Keisling, who pushed for voting by mail as secretary of state in the 1990s, says that in-person voting can actually discourage people from voting, especially now that 32 states have some kind of voter i.d. requirement.

"I think polling places have become the single biggest voter suppression device in American politics," said Keisling.

Richardson said the Oregon way removes the "pressure of being in a voting booth."

Washington and Colorado also have mail-only elections, according to the National Conference of State Legislatures. Twenty-two states promote some elections as "all-mail," but they don't preclude in-person voting, the conference says.

Oregonians instituted vote-by-mail in a 1998 ballot measure that passed by more than two-to-one, and since then opinion polls have consistently shown overwhelming public support for the system from all voters, regardless of party.

Current Secretary of State Dennis Richardson, a Republican, and one of his predecessors, Phil Keisling, a Democrat.
Current Oregon Secretary of State Dennis Richardson, a Republican, and one of his predecessors, Phil Keisling, a Democrat.NBC News

Young people, the demographic of registered voters least likely to show up on Election Day, apparently like vote by mail as well.

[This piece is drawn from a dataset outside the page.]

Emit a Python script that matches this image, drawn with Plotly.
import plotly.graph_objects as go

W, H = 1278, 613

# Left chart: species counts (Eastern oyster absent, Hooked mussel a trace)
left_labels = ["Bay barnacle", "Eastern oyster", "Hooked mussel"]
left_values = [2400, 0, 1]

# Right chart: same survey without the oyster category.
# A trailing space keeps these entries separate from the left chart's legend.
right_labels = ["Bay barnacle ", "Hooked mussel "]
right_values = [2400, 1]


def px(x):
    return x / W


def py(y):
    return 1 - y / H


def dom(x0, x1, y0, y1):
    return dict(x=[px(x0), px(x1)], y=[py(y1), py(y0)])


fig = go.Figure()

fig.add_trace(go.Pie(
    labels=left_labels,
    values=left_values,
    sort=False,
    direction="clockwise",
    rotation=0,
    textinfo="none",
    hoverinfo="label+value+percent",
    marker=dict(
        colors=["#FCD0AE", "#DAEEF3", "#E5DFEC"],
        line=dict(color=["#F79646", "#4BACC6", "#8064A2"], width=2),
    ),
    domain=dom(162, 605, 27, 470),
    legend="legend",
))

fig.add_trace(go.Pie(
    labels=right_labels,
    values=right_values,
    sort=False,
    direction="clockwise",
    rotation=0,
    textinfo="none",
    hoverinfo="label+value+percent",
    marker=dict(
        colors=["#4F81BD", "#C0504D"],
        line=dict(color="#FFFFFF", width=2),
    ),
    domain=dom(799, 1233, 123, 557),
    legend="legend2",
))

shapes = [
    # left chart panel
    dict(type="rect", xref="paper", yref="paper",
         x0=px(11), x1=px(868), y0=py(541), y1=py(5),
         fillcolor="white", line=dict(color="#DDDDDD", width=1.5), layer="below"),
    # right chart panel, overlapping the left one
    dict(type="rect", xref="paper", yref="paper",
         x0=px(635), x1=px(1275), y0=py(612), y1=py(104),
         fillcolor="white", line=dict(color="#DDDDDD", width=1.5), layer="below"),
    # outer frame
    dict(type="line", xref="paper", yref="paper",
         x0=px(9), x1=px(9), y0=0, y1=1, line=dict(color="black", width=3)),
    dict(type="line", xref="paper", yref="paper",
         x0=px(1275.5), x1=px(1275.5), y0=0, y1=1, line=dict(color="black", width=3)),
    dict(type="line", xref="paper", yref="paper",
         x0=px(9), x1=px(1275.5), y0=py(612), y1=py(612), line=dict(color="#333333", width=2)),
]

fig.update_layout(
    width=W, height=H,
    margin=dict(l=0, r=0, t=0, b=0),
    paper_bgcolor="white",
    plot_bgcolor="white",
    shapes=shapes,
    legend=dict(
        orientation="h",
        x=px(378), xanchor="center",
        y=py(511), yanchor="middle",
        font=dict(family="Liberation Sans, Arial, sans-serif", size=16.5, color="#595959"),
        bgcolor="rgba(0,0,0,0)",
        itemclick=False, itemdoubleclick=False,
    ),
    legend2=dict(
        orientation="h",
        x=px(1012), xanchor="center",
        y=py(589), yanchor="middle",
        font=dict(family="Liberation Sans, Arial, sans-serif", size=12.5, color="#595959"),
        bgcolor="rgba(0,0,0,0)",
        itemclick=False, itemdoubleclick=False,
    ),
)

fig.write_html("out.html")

In the 2014 election, says Keisling, records showed that 45 percent of registered voters 34 and under marked a ballot — twice the level of many other states.

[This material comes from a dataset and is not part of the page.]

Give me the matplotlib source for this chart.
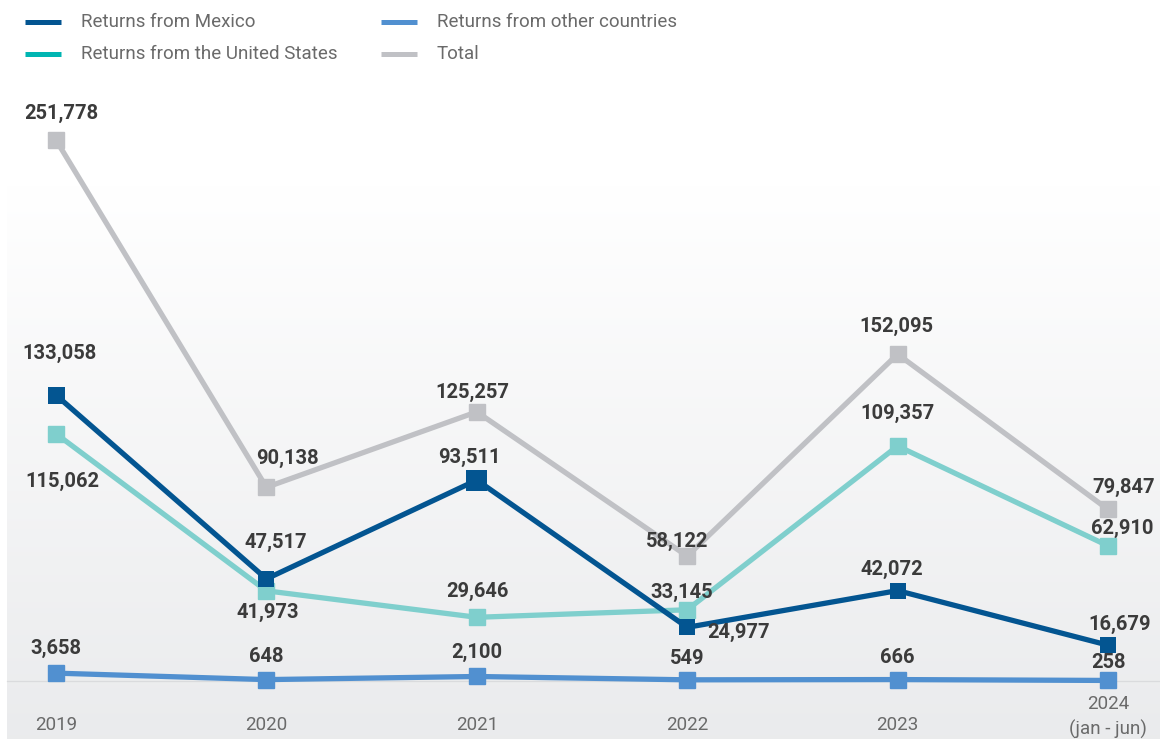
import numpy as np
import matplotlib
matplotlib.use("Agg")
import matplotlib.pyplot as plt
from matplotlib.lines import Line2D

years = ["2019", "2020", "2021", "2022", "2023", "2024\n(jan - jun)"]
mexico = [133058, 47517, 93511, 24977, 42072, 16679]
united_states = [115062, 41973, 29646, 33145, 109357, 62910]
other = [3658, 648, 2100, 549, 666, 258]
total = [251778, 90138, 125257, 58122, 152095, 79847]

plt.rcParams["font.family"] = ["Roboto", "DejaVu Sans"]

W, H = 1160, 739
fig = plt.figure(figsize=(W / 100, H / 100), dpi=100)
ax = fig.add_axes([0, 0, 1, 1])
ax.set_axis_off()

x = np.arange(len(years))
px_x = 210.4          # pixels per category step
px_y = 541 / 251778   # pixels per return
x0_px, y0_px = 56, 681
ax.set_xlim(-x0_px / px_x, (W - x0_px) / px_x)
ax.set_ylim(-(H - y0_px) / px_y, y0_px / px_y)

def px2data(px, py):
    return (px - x0_px) / px_x, (y0_px - py) / px_y

PT = 0.72  # points per pixel at 100 dpi

# soft grey gradient panel behind the plot area (white on top, grey below)
gx0, gy0 = px2data(7, 739)
gx1, gy1 = px2data(1160, 185)
t = np.linspace(0, 1, 256)[:, None, None]          # 0 at bottom row
top = np.array([1.0, 1.0, 1.0])
bot = np.array([0.918, 0.922, 0.929])
img = bot * (1 - t) + top * t
img = np.repeat(img, 2, axis=1)
ax.imshow(img, extent=[gx0, gx1, gy0, gy1], aspect="auto", zorder=0,
          origin="lower", interpolation="bilinear")
ax.plot([gx0, gx1], [0, 0], color="#dadbdd", lw=0.9, zorder=1)

c_mex = "#035591"
c_us_line = "#7fcfcd"
c_us_leg = "#00b5b2"
c_oth = "#5190d0"
c_tot = "#c0c1c5"

LW = 3.8
ax.plot(x, total, color=c_tot, lw=LW, marker="s", ms=16 * PT, zorder=3)
ax.plot(x, united_states, color=c_us_line, lw=LW, marker="s", ms=16 * PT, zorder=4)
ax.plot(x, mexico, color=c_mex, lw=LW, zorder=5)
mex_ms = [17, 16, 21, 16, 16, 16]
ax.scatter(x, mexico, s=[(m * PT) ** 2 for m in mex_ms], marker="s",
           color=c_mex, linewidths=0, zorder=5)
ax.plot(x, other, color=c_oth, lw=LW, marker="s", ms=16 * PT, zorder=6)

lab = dict(fontsize=14.5, fontweight="bold", color="#3b3b3b", zorder=10)

def label(vals, i, dx_px, dy_px):
    ax.annotate(f"{vals[i]:,}", (x[i], vals[i]), xytext=(dx_px * PT, dy_px * PT),
                textcoords="offset points", ha="center", va="center", **lab)

total_off = [(5, 27), (21, 29), (-4, 19), (-10, 15), (-1, 28), (16, 22)]
mexico_off = [(4, 42), (9, 36), (-7, 23), (51, -5), (-6, 21), (12, 21)]
us_off = [(6, -48), (1, -22), (1, 26), (-6, 17), (0, 33), (14, 17)]
other_off = [(0, 25), (0, 23), (0, 24), (0, 21), (0, 22), (0, 18)]
for i in range(len(years)):
    label(total, i, *total_off[i])
    label(mexico, i, *mexico_off[i])
    label(united_states, i, *us_off[i])
    label(other, i, *other_off[i])

# category labels
tick_kw = dict(fontsize=13.5, color="#6a6a6a", ha="center", va="center")
_, ty = px2data(0, 725)
for i, yr in enumerate(years[:-1]):
    ax.text(x[i], ty, yr, **tick_kw)
first, second = years[-1].split("\n")
_, ty1 = px2data(0, 704)
_, ty2 = px2data(0, 729)
ax.text(x[5], ty1, first, **tick_kw)
ax.text(x[5], ty2, second, **tick_kw)

# legend
legend_items = [
    ("Returns from Mexico", c_mex, 25, 22),
    ("Returns from the United States", c_us_leg, 25, 54),
    ("Returns from other countries", c_oth, 381, 22),
    ("Total", c_tot, 381, 54),
]
for text, col, lx, ly in legend_items:
    fig.add_artist(Line2D([lx / W, (lx + 36) / W], [1 - ly / H, 1 - ly / H],
                          color=col, lw=5 * PT, solid_capstyle="butt"))
    fig.text((lx + 56) / W, 1 - ly / H, text, fontsize=13.5, color="#6a6a6a",
             ha="left", va="center")

fig.savefig("out.png", dpi=100)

But what about security? You can't hack paper, but you can steal ballots. Couldn't someone swipe a ballot from a neighbor's mailbox, or from someone who has moved or died?

Keisling acknowledges this could happen, but says it would be "one of the stupidest ways to try to steal an election."

"They'd be committing a felony, vote by vote."

"A clerk once asked me to think about this," recalled Keisling, "He said, 'Phil, have you wondered why crooks don't counterfeit pennies? They go for the twenties and the hundreds if they're going to risk the jail time."

'Throw them on the scrap pile'

In order to make sure voter rolls are up to date, Oregon election officials rigorously comb death notices, change of address forms, even track social security records.

Ballots can be returned by mail, but the majority of marked ballots are returned via the state's hundreds of secure drop sites. According to election officials, younger voters say they don't like to use the post office.

Once they've been collected and brought to one of 36 county election offices around the state, all ballots are checked for authenticity. Each signature is verified against voter registration cards. The authenticated ballots then go to the vote tallying room to be counted.

As a final security feature, a voter can ask for a text confirming that his or her ballot was counted.

The tally from each county election office is sent to the secretary of state's office in the state capital of Salem.

Keisling says other states now dealing with aging voting technology should not replace those machines, but "throw them on the scrap pile."

"Go back to paper ballots," he said. "Then think hard … You ought to be looking at abolishing the polling place and moving to a system that puts the voter first."